Instruction:
Which lines include the word "code"? Copy each of them.

------ Given material

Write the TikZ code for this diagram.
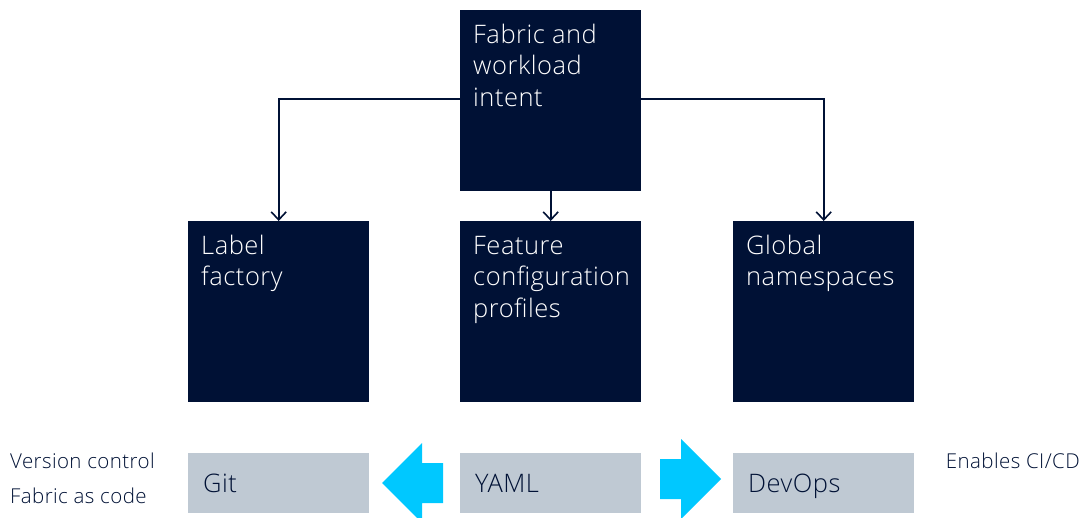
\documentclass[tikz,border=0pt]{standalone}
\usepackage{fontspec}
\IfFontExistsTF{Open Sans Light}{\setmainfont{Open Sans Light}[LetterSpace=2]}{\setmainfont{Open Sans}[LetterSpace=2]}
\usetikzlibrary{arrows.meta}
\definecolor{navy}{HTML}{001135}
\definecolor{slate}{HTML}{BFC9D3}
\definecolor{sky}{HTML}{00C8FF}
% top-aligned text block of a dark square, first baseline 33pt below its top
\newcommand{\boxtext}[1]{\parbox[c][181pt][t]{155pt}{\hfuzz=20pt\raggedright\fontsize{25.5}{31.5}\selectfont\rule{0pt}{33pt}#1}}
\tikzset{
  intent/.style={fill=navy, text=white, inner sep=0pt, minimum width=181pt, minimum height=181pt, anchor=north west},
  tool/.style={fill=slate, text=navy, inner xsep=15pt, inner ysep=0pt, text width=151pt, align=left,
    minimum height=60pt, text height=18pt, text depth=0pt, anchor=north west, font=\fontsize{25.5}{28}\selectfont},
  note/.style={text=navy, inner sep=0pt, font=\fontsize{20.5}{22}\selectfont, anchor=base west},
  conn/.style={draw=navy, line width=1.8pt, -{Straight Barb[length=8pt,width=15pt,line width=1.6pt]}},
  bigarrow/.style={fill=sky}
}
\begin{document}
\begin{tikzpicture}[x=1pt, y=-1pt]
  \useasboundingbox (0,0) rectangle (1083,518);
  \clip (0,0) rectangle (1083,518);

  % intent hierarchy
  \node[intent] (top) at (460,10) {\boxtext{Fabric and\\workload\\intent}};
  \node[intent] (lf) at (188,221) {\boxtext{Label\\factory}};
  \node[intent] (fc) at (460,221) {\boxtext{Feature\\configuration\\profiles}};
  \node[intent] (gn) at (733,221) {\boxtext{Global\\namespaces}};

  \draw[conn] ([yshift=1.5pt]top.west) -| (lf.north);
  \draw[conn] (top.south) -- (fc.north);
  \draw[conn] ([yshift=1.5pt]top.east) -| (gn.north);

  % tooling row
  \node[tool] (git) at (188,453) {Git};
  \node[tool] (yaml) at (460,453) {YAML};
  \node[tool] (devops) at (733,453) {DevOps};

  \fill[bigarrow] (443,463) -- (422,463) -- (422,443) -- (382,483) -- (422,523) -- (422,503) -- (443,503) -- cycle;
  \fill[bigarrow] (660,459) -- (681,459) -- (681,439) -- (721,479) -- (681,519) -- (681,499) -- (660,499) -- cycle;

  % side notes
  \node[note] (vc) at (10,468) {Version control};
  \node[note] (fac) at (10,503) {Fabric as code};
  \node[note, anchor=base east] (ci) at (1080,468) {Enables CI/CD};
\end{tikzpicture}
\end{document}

------------

Expected answer:
Write the TikZ code for this diagram.
  \node[note] (fac) at (10,503) {Fabric as code};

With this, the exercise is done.